• [WHAT TO DO] Go through the listing below and gather every line with the word "this".

• [DATASET SECTION]
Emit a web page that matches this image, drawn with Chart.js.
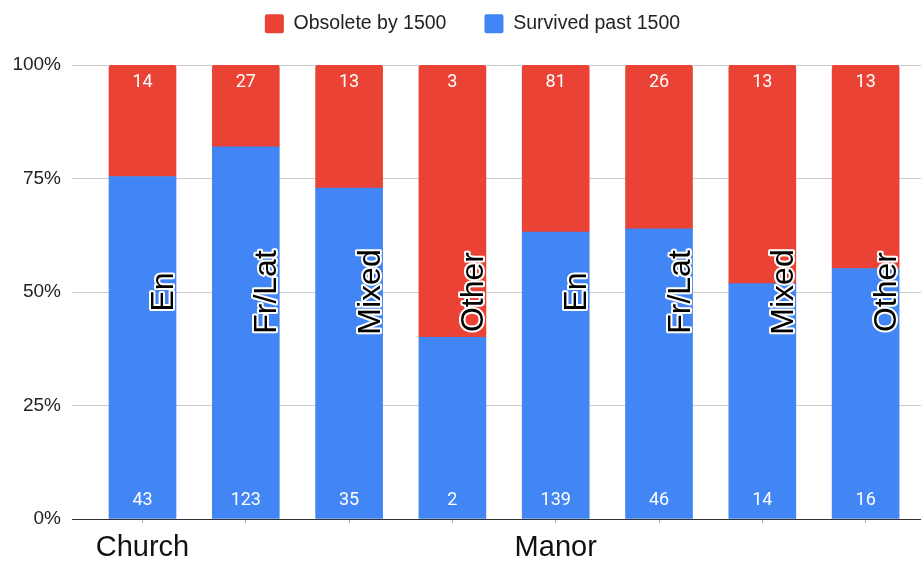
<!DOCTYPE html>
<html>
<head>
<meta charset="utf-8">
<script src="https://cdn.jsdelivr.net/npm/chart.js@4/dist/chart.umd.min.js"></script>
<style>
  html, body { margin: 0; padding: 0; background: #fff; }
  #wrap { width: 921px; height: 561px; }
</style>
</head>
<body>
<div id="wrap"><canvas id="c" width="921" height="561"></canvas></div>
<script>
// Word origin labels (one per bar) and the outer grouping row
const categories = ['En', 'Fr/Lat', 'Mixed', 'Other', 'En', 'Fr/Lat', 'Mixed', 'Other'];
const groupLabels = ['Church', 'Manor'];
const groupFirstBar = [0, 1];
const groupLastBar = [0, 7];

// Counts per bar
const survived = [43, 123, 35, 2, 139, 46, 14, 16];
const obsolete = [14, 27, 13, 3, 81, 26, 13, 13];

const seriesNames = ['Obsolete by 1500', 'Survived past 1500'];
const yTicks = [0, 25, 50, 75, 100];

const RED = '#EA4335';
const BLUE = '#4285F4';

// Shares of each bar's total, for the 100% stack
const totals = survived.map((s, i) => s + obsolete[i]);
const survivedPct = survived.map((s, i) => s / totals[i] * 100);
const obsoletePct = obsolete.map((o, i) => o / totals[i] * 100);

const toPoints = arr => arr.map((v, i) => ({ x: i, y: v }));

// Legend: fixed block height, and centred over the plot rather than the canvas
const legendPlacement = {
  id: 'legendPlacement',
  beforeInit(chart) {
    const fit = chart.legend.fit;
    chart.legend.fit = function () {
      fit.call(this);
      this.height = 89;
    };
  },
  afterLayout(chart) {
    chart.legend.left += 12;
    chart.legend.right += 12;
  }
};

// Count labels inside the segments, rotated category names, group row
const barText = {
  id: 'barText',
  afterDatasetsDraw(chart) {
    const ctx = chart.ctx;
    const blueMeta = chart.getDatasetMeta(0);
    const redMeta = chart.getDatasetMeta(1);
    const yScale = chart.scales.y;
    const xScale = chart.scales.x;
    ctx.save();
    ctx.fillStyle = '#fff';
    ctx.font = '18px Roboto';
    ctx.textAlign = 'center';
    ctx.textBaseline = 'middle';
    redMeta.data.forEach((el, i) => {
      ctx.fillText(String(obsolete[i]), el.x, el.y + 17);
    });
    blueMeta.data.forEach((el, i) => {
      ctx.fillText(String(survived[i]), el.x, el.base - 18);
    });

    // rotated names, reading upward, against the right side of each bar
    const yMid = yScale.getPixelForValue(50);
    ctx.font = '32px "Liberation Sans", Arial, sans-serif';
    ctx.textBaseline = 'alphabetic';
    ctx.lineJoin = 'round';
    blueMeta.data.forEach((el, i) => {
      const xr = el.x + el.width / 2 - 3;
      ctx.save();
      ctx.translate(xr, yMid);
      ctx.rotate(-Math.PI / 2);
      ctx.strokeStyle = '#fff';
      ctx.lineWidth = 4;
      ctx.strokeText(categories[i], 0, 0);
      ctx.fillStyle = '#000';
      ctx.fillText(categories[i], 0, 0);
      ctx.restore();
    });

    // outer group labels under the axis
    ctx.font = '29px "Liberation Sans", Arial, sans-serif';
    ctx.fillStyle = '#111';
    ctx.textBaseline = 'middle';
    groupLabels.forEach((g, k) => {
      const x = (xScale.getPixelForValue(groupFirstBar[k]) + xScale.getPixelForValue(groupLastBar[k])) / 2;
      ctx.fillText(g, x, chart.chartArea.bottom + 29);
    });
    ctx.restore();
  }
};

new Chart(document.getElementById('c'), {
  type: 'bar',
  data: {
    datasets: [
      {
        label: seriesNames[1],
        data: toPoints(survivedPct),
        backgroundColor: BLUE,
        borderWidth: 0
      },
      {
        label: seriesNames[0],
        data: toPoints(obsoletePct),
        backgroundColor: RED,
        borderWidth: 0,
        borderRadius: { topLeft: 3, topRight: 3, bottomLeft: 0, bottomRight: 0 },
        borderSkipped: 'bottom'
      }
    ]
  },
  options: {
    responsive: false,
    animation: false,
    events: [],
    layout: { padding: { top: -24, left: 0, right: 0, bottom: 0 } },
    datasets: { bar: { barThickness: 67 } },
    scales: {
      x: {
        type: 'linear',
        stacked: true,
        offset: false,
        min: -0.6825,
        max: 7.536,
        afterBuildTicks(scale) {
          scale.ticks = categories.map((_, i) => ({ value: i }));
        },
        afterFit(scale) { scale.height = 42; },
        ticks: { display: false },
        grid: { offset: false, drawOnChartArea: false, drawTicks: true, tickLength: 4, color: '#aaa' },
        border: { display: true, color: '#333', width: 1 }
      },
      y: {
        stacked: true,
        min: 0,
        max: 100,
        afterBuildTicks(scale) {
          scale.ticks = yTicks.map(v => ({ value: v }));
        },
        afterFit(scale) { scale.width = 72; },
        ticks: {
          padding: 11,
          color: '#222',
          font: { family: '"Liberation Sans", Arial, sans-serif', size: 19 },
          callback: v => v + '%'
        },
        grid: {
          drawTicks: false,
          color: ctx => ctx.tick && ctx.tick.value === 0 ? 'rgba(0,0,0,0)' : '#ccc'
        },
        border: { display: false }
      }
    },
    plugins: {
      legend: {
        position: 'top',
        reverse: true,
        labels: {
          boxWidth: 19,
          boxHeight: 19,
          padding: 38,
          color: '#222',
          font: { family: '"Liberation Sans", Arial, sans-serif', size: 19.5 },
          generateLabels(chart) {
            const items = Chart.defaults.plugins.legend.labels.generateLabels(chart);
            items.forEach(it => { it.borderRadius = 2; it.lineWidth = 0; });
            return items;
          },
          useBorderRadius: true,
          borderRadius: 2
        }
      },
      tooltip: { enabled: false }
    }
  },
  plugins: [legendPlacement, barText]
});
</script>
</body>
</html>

• [TASK RESULT]
Emit a web page that matches this image, drawn with Chart.js.
      fit.call(this);
      this.height = 89;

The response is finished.